Reading Online Novel

The Forest at the Edge of the World(150)



He slipped on the two pairs of trousers.

“The surgeon even signed it, verifying that I was of sound mind. What he was signing, he still doesn’t know, nor will he know unless . . .” He left the rest up to Neeks’s imagination as he put on the white coat. “This really did the trick last night. Kept out the chill quite nicely. Indeed, a lovely coat.”

Grandpy grunted that he was not amused and handed Perrin his long knives, then his quiver and bow. “Just bring that lovely coat back again tomorrow morning, still white.”



---



Deep in the forest the man in white and gray mottled clothing peered up at the boulder field faintly illuminated by the light of the moons. It was another cloudless night, which meant it would be exceptionally cold again. But that wasn’t a concern as long as he sat by the warm steam vent.

His mouth dropped open as he saw them come, pouring out from a thick stand of trees, as if the entire neighborhood was dropping by his eating room for a snack.

“What are . . . what’s going on?” he whispered to the first man to reach him. “Why so many?”

“Something different,” the man told him as he was joined by many others eager to warm their hands and feet by the vent.

“But, but,” stammered the man whose cozy surroundings had been invaded, “it’s cold! Nothing ever happens in the snow—”

“I told you—something different, and we have little time to find our positions.”



---



Mahrree was watching the back door as she stirred the cracked wheat for breakfast. She smiled when he marched up the back stairs and yanked on the door. She would have heard his yelp of surprise all the way up in her bedroom.

“All right, all right, you locked the door. Very good. Now let me in!”

Mahrree chuckled and went to the back door, unlatched the locks and slid away the three long iron rods that secured it.

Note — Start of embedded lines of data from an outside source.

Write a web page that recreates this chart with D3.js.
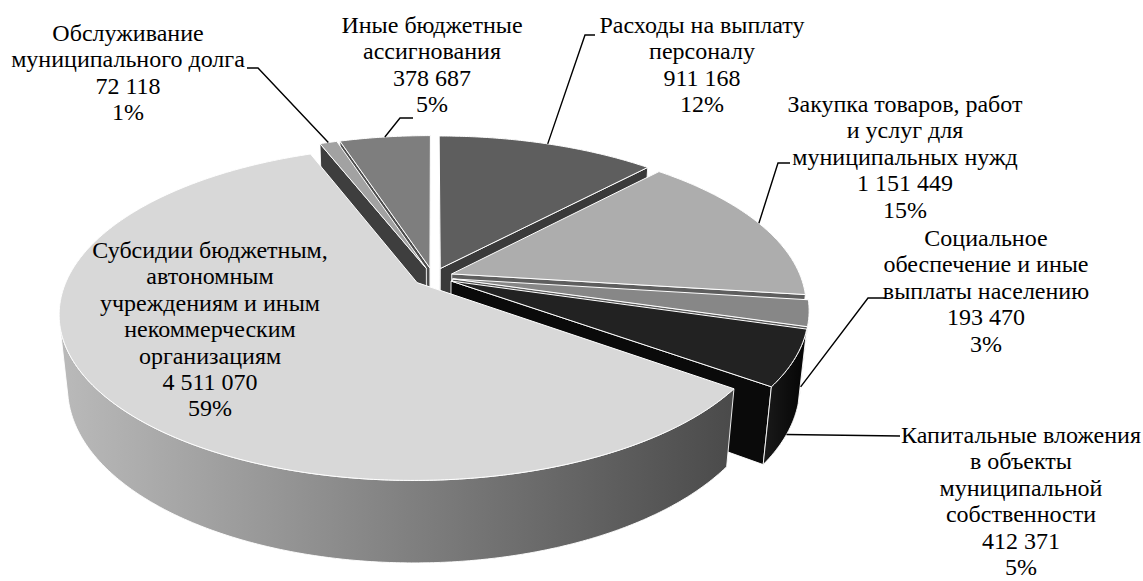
<!DOCTYPE html>
<html>
<head>
<meta charset="utf-8">
<script src="https://cdn.jsdelivr.net/npm/d3@7"></script>
</head>
<body style="margin:0;background:#fff">
<svg id="chart" width="1143" height="581" style="font-family:'Liberation Serif';font-size:24px"></svg>
<script>
const categories = [
    'Расходы на выплату персоналу',
    'Закупка товаров, работ и услуг для муниципальных нужд',
    'Социальное обеспечение и иные выплаты населению',
    'Капитальные вложения в объекты муниципальной собственности',
    'Субсидии бюджетным, автономным учреждениям и иным некоммерческим организациям',
    'Обслуживание муниципального долга',
    'Иные бюджетные ассигнования'
];
const labelLines = [
    ['Расходы на выплату', 'персоналу'],
    ['Закупка товаров, работ', 'и услуг для', 'муниципальных нужд'],
    ['Социальное', 'обеспечение и иные', 'выплаты населению'],
    ['Капитальные вложения', 'в объекты', 'муниципальной', 'собственности'],
    ['Субсидии бюджетным,', 'автономным', 'учреждениям и иным', 'некоммерческим', 'организациям'],
    ['Обслуживание', 'муниципального долга'],
    ['Иные бюджетные', 'ассигнования']
];
const values = [911168, 1151449, 193470, 412371, 4511070, 72118, 378687];

// styling (grey palette of the original)
const topColors  = ['#5e5e5e', '#adadad', '#878787', '#222222', '#d8d8d8', '#a2a2a2', '#7e7e7e'];
const wallColors = ['#3a3a3a', '#5e5e5e', '#5a5a5a', '#0a0a0a', '#6d6d6d', '#3e3e3e', '#4d4d4d'];
const sideShades = [
    ['#404040', '#303030'], ['#7a7a7a', '#606060'], ['#5e5e5e', '#4a4a4a'], ['#1a1a1a', '#040404'],
    ['#bababa', '#4a4a4a'], ['#606060', '#404040'], ['#5a5a5a', '#404040']
];

// label boxes: centre x, first baseline, leader knee points, which rim the leader touches
const labelLayout = [
    { x: 702, y: 33, knee: [[595, 35], [585, 35]], rim: 'top' },
    { x: 905, y: 112, knee: [[790, 163], [778, 163]], rim: 'top' },
    { x: 986, y: 246, knee: [[885, 298], [868, 298]], rim: 'bottom' },
    { x: 1021, y: 443, knee: [[900, 436]], rim: 'bottom' },
    { x: 210, y: 258, knee: null },
    { x: 128, y: 41, knee: [[247, 68], [258, 68]], rim: 'top' },
    { x: 432, y: 33, knee: [[413, 118], [400, 118]], rim: 'top' }
];
const linePitch = 26.4;

const svg = d3.select('#chart');
const total = d3.sum(values);
const fmt = d3.formatLocale({ decimal: ',', thousands: ' ', grouping: [3], currency: ['', ''] }).format(',d');

// perspective camera for the tilted pie
const cam = { cx: 433, cy: 277, A: 1707, s: 0.457, d: 4.89, h: 0.236, e: 0.0573 };
cam.c = Math.sqrt(1 - cam.s * cam.s);
const camPos = [0, cam.d * cam.s, cam.d * cam.c];

function project(X, Y, Z) {
    const yc = Y * cam.c - Z * cam.s;
    const zc = -Y * cam.s - Z * cam.c + cam.d;
    return [cam.cx + cam.A * X / zc, cam.cy - cam.A * yc / zc, zc];
}
function pt3(a, r, Y, off) {
    return [off[0] + r * Math.sin(a), Y, off[1] - r * Math.cos(a)];
}
function rim(a, r, Y, off) {
    const p = pt3(a, r, Y, off);
    return project(p[0], p[1], p[2]);
}

const arcs = d3.pie().sort(null).value(d => d)(values);
const step = Math.PI / 360;
const line = d3.line();

const slices = arcs.map((a, i) => {
    const mid = (a.startAngle + a.endAngle) / 2;
    const off = [cam.e * Math.sin(mid), -cam.e * Math.cos(mid)];
    return { i, a0: a.startAngle, a1: a.endAngle, mid, off };
});

const walls = [];
slices.forEach(sl => {
    // radial walls (start / end edge)
    [[sl.a0, -1], [sl.a1, 1]].forEach(([ang, dir]) => {
        const n = [dir * Math.cos(ang), 0, dir * Math.sin(ang)];
        const P = pt3(ang, 0.5, -cam.h / 2, sl.off);
        const v = n[0] * (camPos[0] - P[0]) + n[1] * (camPos[1] - P[1]) + n[2] * (camPos[2] - P[2]);
        if (v <= 0) return;
        const pts = [rim(ang, 0, 0, sl.off), rim(ang, 1, 0, sl.off), rim(ang, 1, -cam.h, sl.off), rim(ang, 0, -cam.h, sl.off)];
        walls.push({ pts, fill: wallColors[sl.i], depth: d3.mean(pts, p => p[2]) });
    });
    // outer curved wall, only the part facing the camera
    const top = [], bottom = [];
    const n = Math.max(2, Math.ceil((sl.a1 - sl.a0) / step));
    for (let k = 0; k <= n; k++) {
        const ang = sl.a0 + (sl.a1 - sl.a0) * k / n;
        const P = pt3(ang, 1, -cam.h / 2, sl.off);
        const v = Math.sin(ang) * (camPos[0] - P[0]) - Math.cos(ang) * (camPos[2] - P[2]);
        if (v > 0) {
            top.push(rim(ang, 1, 0, sl.off));
            bottom.push(rim(ang, 1, -cam.h, sl.off));
        }
    }
    if (top.length > 1) {
        const pts = top.concat(bottom.reverse());
        walls.push({ pts, side: sl.i, depth: d3.mean(pts, p => p[2]) });
    }
});
walls.sort((a, b) => b.depth - a.depth);

const defs = svg.append('defs');
walls.filter(w => w.side !== undefined).forEach(w => {
    const [x0, x1] = d3.extent(w.pts, p => p[0]);
    const shade = d3.scaleLinear().domain([0, 1]).range(sideShades[w.side]);
    const g = defs.append('linearGradient')
        .attr('id', 'side-' + w.side)
        .attr('gradientUnits', 'userSpaceOnUse')
        .attr('x1', x0).attr('x2', x1).attr('y1', 0).attr('y2', 0);
    [0, 0.5, 1].forEach(t => g.append('stop').attr('offset', t).attr('stop-color', shade(t)));
    w.fill = 'url(#side-' + w.side + ')';
});

const pie = svg.append('g').attr('class', 'pie');

pie.selectAll('path.wall')
    .data(walls)
    .enter()
    .append('path')
    .attr('class', 'wall')
    .attr('d', w => line(w.pts.map(p => [p[0], p[1]])) + 'Z')
    .attr('fill', w => w.fill)
    .attr('stroke', '#fff')
    .attr('stroke-width', 0.9)
    .attr('stroke-linejoin', 'round');

pie.selectAll('path.top')
    .data(slices)
    .enter()
    .append('path')
    .attr('class', 'top')
    .attr('d', sl => {
        const pts = [rim(sl.a0, 0, 0, sl.off)];
        const n = Math.max(2, Math.ceil((sl.a1 - sl.a0) / step));
        for (let k = 0; k <= n; k++) pts.push(rim(sl.a0 + (sl.a1 - sl.a0) * k / n, 1, 0, sl.off));
        return line(pts.map(p => [p[0], p[1]])) + 'Z';
    })
    .attr('fill', sl => topColors[sl.i])
    .attr('stroke', '#fff')
    .attr('stroke-width', 1)
    .attr('stroke-linejoin', 'round');

// leader lines
const leaders = svg.append('g').attr('class', 'leaders');
slices.forEach(sl => {
    const lay = labelLayout[sl.i];
    if (!lay.knee) return;
    const end = rim(sl.mid, 1, lay.rim === 'top' ? 0 : -cam.h, sl.off);
    leaders.append('path')
        .attr('d', line(lay.knee.concat([[end[0], end[1]]])))
        .attr('fill', 'none')
        .attr('stroke', '#000')
        .attr('stroke-width', 1.4);
});

// data labels, one text element per line
const labels = svg.append('g').attr('class', 'labels');
slices.forEach(sl => {
    const lay = labelLayout[sl.i];
    const lines = labelLines[sl.i].concat([fmt(values[sl.i]), Math.round(values[sl.i] / total * 100) + '%']);
    labels.selectAll(null)
        .data(lines)
        .enter()
        .append('text')
        .attr('x', lay.x)
        .attr('y', (d, k) => lay.y + k * linePitch)
        .attr('text-anchor', 'middle')
        .style('font-family', '"Liberation Serif"')
        .style('font-size', '24px')
        .attr('data-category', categories[sl.i])
        .text(d => d);
});
</script>
</body>
</html>
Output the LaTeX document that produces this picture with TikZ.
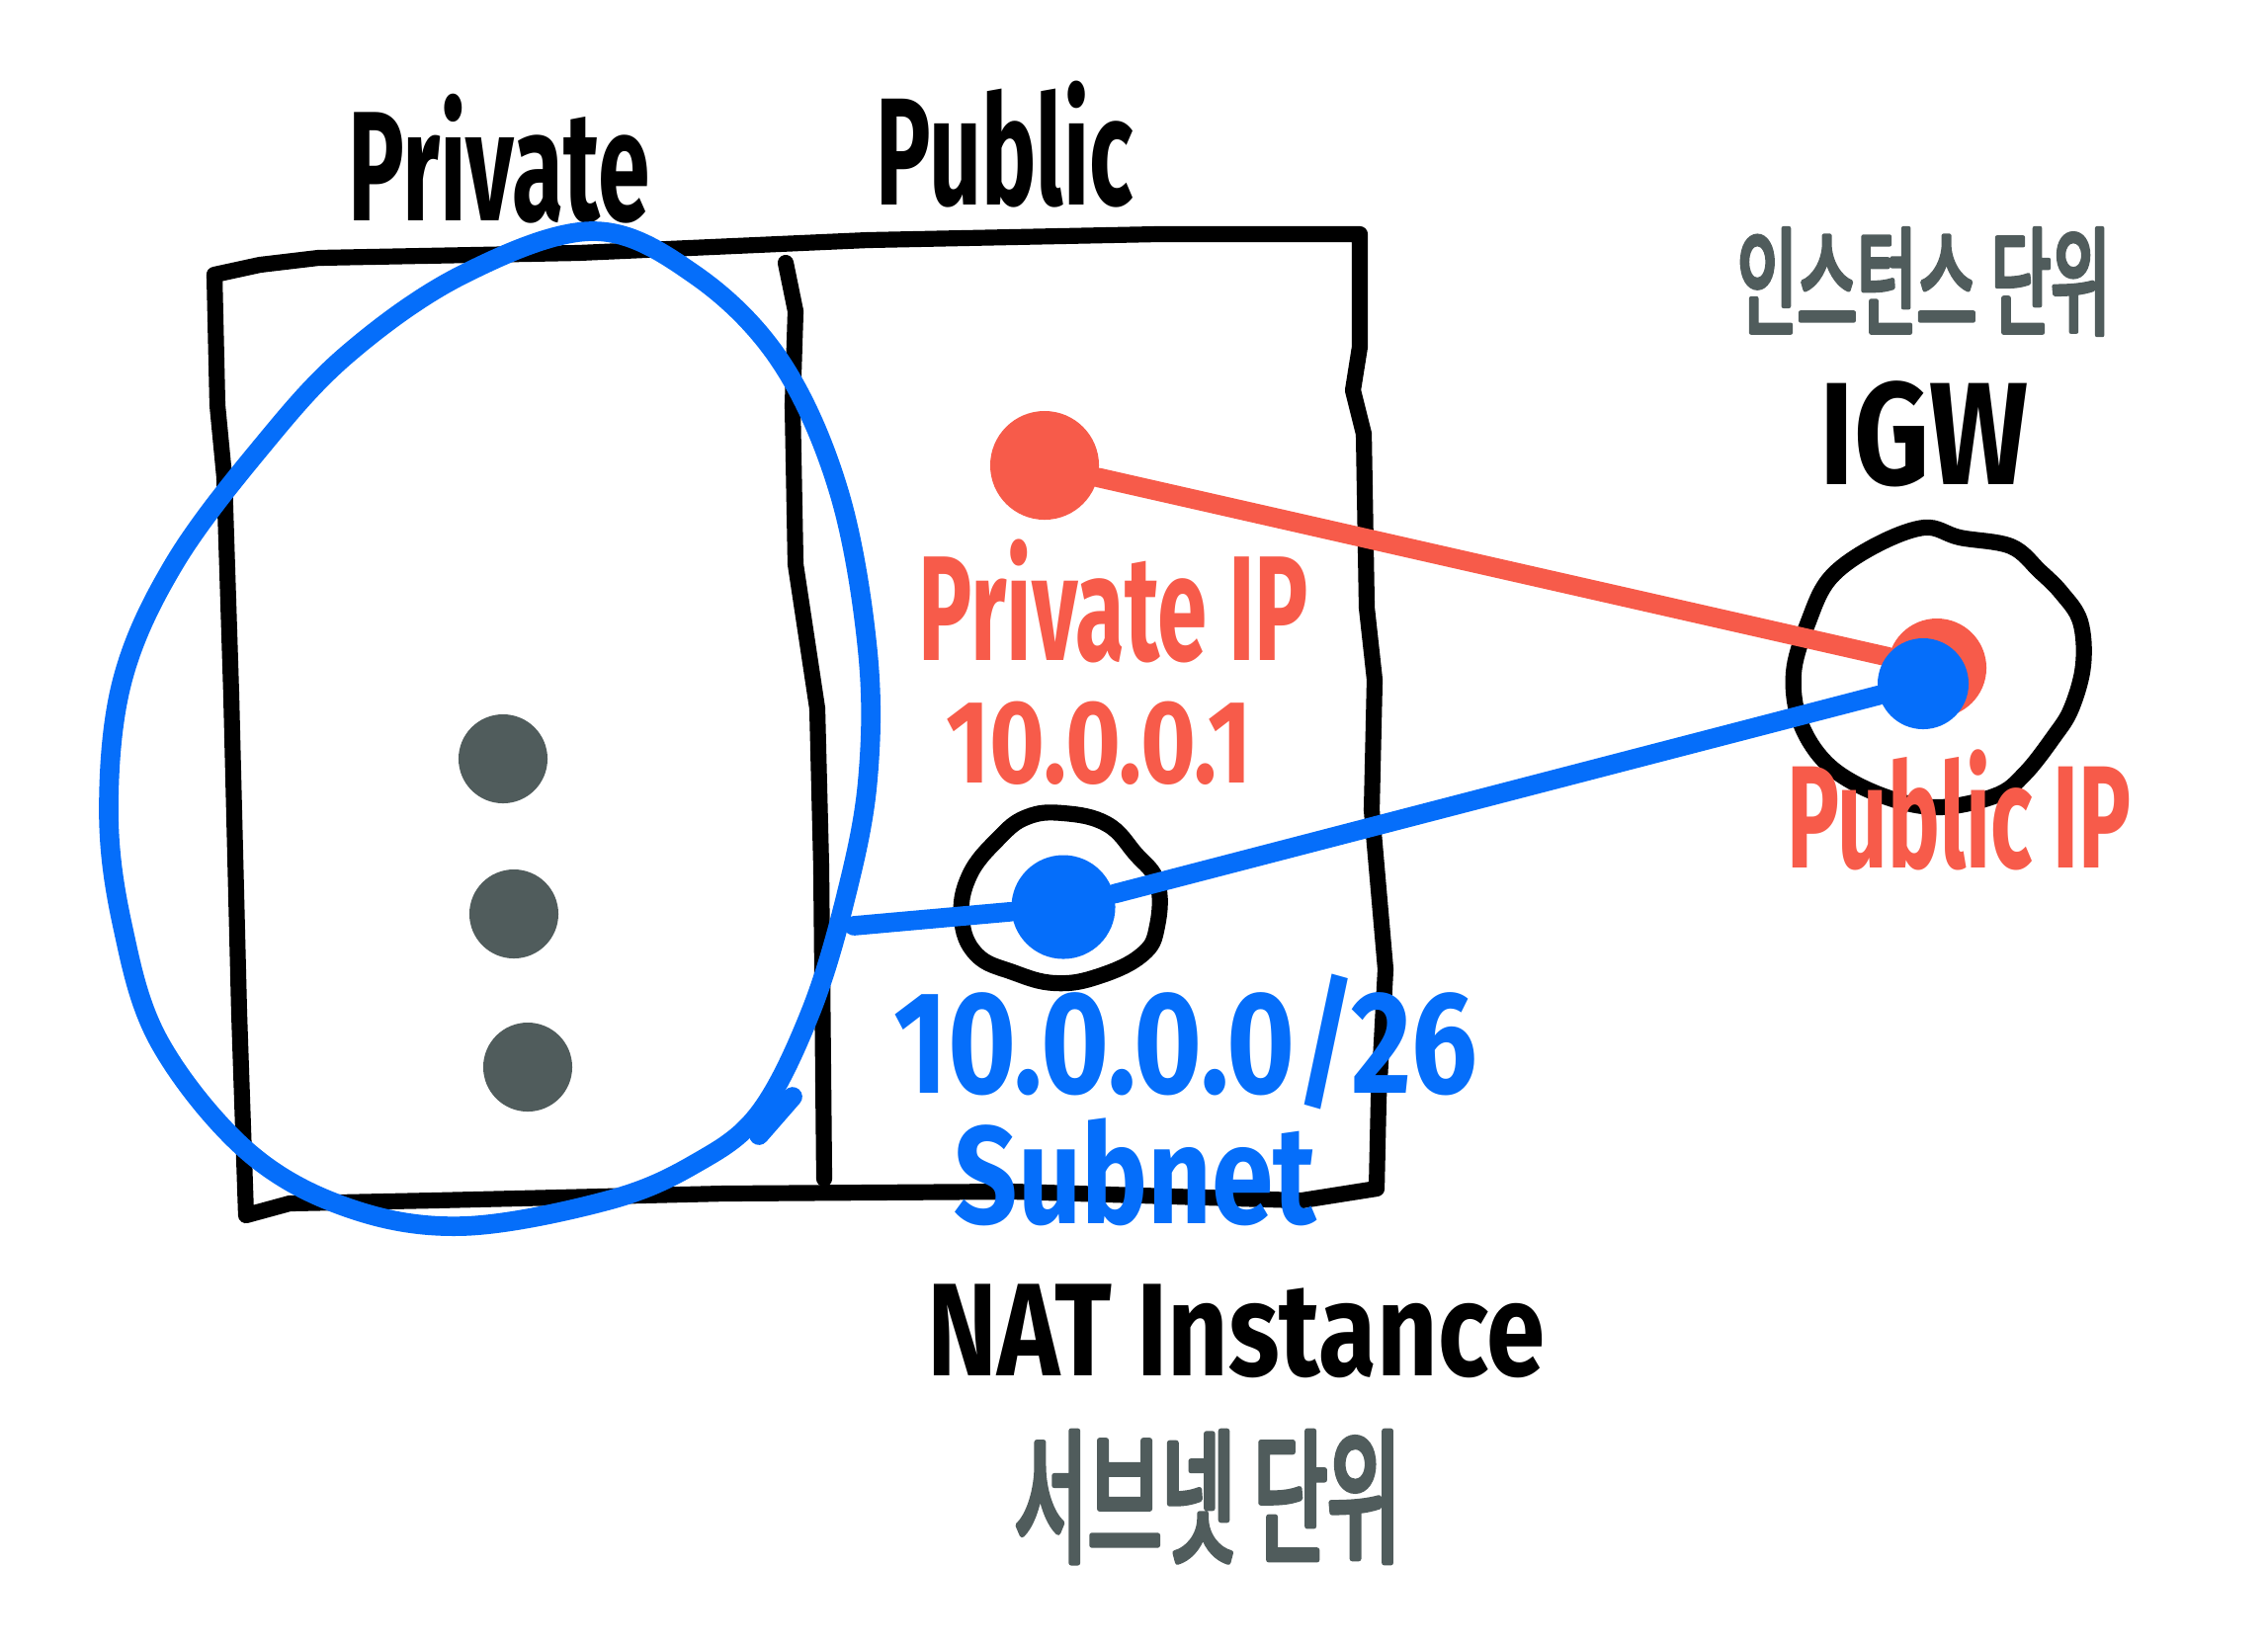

He pulled it open. “Now, how did you know it was me? What if I was a Guarder?”

“I knew it was you, Perrin! I watched you jump over the fence.”

“But what if I wasn’t alone? What if a Guarder was holding a knife to my throat, making me say those things?”

Mahrree sighed. “You’d never submit to that. I’d sooner find a dead husband at my door.”

To her surprise, he smiled. “Yes, you would. Very good.”

“Another boring night?” she asked as he kissed her on the cheek.

“Yes.”

“How many more?”

He shrugged. “Not sure.”

“Breakfast, then bed?”

He nodded. “Where’s Jaytsy?”

“Actually asleep in the cradle in her room.”

They heard a high-pitched scream.

“But now she’s awake and wants you.” Mahrree sighed.

He smiled. “I can give her, and you, ten minutes.”



---



It was Karna’s turn that night to help prepare the captain. “No more finding warm spots in the forest, all right?”

“Grandpy told you about that?” Perrin adjusted his gloves.

“I have to admit, I’m curious as to what else you find out there. In the dark. Everything covered with snow—”

Perrin shook his head. “Not everything is covered with snow. The ground is warm, even hot, in many areas we were in before. Then there’s—”

“Stop! Stop! I don’t want to hear it.” Karna covered his ears like a toddler. “Grandpy said you’d start talking again, and we really shouldn’t know.”

“Your name is on that letter too, Brillen. You won’t be in any kind of trouble.”

“But I already feel I am! Perrin—” Karna dared say his first name because sometimes ‘second minds’ really needed to get through to the first ones, “—maybe, maybe it is nothing,” he said earnestly. “Maybe it’s an elaborate hoax. Was there anyone mean-spirited that you went to Command School with?”

“Brillen,” Perrin said as he put on the quiver, “only about half of my class. But this is no trick. I feel it, deep in my bones.”

“Sure that’s not just the cold you’re feeling? It’s another clear night.”

“It’s real, Lieutenant.”

Brillen took a deep breath. “And you’re sure you’re the only one who can break this rule, go over this wall, barge into this forest?”

“You know it as well as I do. I can see it in your eyes. Besides, your skin’s not pale enough.”

Brillen exhaled in unwilling agreement.



---



Mahrree was putting the iron bars back into her windows again, grunting as she did so. “Why did your Grandmother Peto insist on taking these down today, Jaytsy? So what if they look ‘uninviting’? That’s kind of the point! She knew I’d have to put them back up again.”